Democrats poised to take three state legislatures from GOP; could affect abortion bans

Zelda Caldwell   By Zelda Caldwell for CNA

 

The Arizona state capitol building. / Ted Eytan via Flickr (CC BY-SA 2.0) filter added.

Washington, D.C. Newsroom, Nov 9, 2022 / 13:36 pm (CNA).

While the results of Tuesday’s election are still trickling in, Democrats appear poised to take control of several state legislatures that had been in the hands of Republicans.

In Michigan, Democrats are close to securing majorities in both the state Senate and the state House. While the final vote tallies are not in, Bridge Michigan reported that Democrats have claimed to have won control of both houses for the first time since 1984.

Democrats have secured at least a 19-19 tie in the state Senate, according to the report, allowing the reelected governor, Democrat Gretchen Whitmer, to cast any tiebreaking votes.

In Minnesota, Democrats held onto their majority in the Minnesota state House and won a majority of seats in the state Senate, giving their party control of both chambers of the Legislature and the governor’s office. Republicans have held a majority in the state Senate since 2017.

While the results are far from conclusive in Arizona, Democrats are threatening to end Republican control over both the state’s House and Senate. Republicans have held “trifectas” (when one party holds the governor’s office and has majorities in both chambers of the legislature) for a total of 22 years since 1992.

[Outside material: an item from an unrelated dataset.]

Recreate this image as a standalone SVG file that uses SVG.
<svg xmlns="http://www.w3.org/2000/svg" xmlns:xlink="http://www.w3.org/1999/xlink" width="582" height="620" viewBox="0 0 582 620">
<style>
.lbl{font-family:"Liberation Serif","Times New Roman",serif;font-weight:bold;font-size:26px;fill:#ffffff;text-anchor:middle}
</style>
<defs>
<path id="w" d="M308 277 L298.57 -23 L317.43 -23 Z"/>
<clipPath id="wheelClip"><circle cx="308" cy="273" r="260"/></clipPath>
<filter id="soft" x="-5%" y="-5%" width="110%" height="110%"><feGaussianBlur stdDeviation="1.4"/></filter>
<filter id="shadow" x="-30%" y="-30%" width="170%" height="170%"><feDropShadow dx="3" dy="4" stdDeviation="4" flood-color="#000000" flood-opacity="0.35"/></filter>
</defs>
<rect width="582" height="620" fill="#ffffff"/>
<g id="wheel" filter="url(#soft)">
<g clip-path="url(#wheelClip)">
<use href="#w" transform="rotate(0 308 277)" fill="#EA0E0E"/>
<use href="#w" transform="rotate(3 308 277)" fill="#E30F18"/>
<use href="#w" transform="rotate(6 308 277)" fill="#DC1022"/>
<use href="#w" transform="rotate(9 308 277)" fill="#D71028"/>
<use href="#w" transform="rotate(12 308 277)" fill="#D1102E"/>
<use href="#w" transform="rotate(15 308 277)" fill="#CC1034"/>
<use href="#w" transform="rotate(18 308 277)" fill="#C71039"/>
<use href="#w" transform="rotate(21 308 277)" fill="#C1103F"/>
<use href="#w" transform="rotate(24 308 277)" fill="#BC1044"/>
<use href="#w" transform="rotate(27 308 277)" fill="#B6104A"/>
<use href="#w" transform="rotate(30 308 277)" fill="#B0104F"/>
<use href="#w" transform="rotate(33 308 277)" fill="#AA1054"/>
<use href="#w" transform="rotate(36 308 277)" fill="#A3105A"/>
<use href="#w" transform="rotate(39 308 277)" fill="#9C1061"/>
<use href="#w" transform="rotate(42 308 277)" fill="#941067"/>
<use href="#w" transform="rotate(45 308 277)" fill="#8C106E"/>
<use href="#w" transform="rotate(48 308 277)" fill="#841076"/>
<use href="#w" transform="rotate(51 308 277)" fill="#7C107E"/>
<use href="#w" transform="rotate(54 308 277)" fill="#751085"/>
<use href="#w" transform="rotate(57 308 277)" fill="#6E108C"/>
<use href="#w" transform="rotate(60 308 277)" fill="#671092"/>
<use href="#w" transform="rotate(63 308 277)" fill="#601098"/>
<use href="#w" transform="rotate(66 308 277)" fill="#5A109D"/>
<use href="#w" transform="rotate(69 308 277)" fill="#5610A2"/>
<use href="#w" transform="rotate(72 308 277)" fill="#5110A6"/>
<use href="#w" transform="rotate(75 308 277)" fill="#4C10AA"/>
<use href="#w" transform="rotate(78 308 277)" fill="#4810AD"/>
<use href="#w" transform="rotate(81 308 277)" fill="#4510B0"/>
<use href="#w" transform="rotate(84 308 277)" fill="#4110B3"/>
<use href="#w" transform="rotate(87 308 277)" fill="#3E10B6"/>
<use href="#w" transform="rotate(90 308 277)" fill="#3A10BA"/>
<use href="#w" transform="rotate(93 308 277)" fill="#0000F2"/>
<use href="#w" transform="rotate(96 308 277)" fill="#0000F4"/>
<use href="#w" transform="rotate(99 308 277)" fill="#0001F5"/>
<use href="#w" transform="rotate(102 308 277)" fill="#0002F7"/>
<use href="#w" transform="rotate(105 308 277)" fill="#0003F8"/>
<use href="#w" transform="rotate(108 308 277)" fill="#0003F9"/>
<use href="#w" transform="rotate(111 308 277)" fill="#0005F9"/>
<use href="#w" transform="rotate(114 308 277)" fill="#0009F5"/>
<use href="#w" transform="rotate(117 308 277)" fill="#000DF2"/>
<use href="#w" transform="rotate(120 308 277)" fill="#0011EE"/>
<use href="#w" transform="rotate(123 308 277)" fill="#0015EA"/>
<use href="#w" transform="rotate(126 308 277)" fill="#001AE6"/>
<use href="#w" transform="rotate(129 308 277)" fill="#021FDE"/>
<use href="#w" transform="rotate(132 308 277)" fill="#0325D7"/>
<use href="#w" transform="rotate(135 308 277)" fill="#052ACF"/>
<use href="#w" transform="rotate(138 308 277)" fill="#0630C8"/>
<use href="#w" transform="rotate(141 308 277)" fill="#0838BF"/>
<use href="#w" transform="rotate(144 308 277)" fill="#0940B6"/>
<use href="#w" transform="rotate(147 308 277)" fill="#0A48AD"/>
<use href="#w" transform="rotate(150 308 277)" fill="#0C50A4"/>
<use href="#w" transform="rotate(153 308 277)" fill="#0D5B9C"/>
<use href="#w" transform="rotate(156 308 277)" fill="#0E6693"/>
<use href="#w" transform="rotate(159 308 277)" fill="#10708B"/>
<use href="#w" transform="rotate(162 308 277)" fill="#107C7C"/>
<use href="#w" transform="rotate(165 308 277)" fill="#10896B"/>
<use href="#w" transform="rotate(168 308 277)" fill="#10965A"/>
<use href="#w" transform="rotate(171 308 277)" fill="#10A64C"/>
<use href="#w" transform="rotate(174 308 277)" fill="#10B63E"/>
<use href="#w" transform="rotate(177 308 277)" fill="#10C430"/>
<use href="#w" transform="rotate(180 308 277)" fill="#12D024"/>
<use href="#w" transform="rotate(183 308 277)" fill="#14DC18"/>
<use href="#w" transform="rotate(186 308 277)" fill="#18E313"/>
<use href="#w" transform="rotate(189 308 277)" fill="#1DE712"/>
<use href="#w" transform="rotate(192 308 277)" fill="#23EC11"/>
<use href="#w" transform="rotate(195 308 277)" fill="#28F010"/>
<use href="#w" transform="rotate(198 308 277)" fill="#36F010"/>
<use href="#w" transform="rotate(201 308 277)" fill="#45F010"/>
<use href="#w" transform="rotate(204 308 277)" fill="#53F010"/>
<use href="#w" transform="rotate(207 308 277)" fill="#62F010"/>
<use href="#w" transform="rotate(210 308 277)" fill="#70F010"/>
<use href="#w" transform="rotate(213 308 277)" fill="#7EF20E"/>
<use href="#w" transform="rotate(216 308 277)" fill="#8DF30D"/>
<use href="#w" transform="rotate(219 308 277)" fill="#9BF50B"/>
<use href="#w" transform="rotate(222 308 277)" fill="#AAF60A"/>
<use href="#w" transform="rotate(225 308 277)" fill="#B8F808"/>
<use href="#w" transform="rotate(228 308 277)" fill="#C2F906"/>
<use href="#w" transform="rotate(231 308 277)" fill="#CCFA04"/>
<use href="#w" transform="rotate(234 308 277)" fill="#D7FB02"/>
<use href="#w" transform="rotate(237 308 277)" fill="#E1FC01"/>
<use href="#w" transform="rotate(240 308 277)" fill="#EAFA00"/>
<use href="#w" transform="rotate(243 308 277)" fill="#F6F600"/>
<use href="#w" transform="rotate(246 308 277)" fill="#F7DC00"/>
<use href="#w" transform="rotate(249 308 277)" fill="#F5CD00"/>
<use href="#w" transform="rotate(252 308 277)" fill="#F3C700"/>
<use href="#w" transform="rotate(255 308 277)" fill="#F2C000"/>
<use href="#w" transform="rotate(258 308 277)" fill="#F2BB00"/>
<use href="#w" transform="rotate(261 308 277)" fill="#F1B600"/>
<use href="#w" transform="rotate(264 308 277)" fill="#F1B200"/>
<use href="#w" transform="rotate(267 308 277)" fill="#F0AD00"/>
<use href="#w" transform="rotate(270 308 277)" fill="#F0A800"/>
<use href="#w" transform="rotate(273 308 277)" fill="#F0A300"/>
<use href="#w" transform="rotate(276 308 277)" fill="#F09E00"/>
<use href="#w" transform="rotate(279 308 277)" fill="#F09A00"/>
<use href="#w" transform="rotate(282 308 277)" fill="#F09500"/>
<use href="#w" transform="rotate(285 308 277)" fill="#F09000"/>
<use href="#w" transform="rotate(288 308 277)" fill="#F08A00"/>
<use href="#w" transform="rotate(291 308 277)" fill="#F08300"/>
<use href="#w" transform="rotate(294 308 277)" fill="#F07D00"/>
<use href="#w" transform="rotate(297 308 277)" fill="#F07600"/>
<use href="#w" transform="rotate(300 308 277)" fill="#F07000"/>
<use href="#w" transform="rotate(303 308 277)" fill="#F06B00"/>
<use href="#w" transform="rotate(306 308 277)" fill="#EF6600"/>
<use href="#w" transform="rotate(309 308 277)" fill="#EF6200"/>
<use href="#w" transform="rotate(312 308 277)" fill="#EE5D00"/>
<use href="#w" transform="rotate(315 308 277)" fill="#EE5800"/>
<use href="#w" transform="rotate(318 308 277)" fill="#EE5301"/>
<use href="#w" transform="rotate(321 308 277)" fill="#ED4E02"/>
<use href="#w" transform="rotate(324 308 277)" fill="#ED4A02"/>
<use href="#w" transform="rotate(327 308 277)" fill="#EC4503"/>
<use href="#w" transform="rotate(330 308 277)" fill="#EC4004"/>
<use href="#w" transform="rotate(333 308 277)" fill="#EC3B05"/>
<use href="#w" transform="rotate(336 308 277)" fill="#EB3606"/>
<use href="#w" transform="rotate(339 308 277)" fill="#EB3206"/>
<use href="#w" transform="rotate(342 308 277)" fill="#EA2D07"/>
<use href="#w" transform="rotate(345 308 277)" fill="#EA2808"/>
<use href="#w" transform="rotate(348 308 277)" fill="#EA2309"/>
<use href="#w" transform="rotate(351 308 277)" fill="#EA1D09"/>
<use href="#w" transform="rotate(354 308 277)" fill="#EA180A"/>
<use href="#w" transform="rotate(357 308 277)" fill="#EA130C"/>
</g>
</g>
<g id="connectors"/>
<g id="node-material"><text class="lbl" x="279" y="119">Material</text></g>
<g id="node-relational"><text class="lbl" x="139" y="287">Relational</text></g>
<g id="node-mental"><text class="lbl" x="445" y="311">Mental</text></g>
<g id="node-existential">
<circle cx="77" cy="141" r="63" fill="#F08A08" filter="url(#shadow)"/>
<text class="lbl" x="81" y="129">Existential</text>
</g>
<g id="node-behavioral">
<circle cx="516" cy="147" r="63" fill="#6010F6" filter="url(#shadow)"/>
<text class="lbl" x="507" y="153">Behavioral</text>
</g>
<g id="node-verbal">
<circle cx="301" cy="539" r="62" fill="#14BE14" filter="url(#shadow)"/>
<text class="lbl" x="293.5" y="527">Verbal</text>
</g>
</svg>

Several tight races could put the state Senate into Democratic hands, according to AZ Central. As a result of redistricting, Democrats are competitive in several seats this election season and may threaten Republicans’ slim 31-29 majority in the state House.

Democratic majorities in the Arizona Legislature would have an effect on abortion law in the state. When the U.S. Supreme Court overturned Roe v. Wade in June, a 1864 Arizona law banning abortion went into effect and has since been challenged in court. Without a Republican majority, however, the there would be nothing to stop Democratic legislators from simply repealing the state’s abortion ban.

Midterm fundraising effort

Democrats pumped tens of millions of dollars in resources into state legislative races in 2022. The Democrat-aligned super PAC The States Project spent $60 million on the effort, and another group, Forward Majority, committed $20 million this cycle. In a press release today, the Democratic Legislative Campaign Committee (DLCC) said it raised $50 million for the effort.

The release, posted on the DLCC’s website, noted that Republicans had the advantage in the midterm elections.

“Democrats are on track to overcome historic odds defending our majorities in key states and even flipping the legislatures in Minnesota and Michigan. Republicans had everything in their favor: record fundraising and a midterm political environment under a Democratic president, and they have little to show for it,” the Democratic campaign operation said.

“This election should have been a landslide for Republicans — instead Democrats fended off the so-called ‘red wave’ in the states and gained critical ground for the decade ahead,” the statement read.

For its part, the Republican Legislative Campaign Committee (RLCC) raised $71 million in an effort to hold onto their advantage at the state level, according to an Axios report. Going into the 2022 midterms, Republicans controlled 61 legislative chambers compared with the Democrats’ 37.

Andrew Romeo, spokesman for the RLCC, told CNA that it was the GOP that had “defied the odds.”

He noted that Republicans had managed to hold onto their majorities in other states and increase their representation in others.

“While chamber battles are still playing out across the country,” Romeo explained, “state Republicans defied the odds last night by facing down an onslaught of more than $130 million in national liberal spending and an incredibly challenging political environment and still managed to preserve their hold on an overwhelming majority of state legislatures throughout the country; secure a veto-proof supermajority in Florida, and gain supermajorities in the North Carolina Senate, Wisconsin Senate, Iowa Senate, and South Carolina House.”

However, Republicans in North Carolina and Wisconsin failed to secure supermajorities in both legislative chambers, which they would have needed to do in order to override vetoes from their Democratic governors. Iowa, Florida, and South Carolina have Republican governors with Republican majority legislatures.

This report will be updated as additional results become available.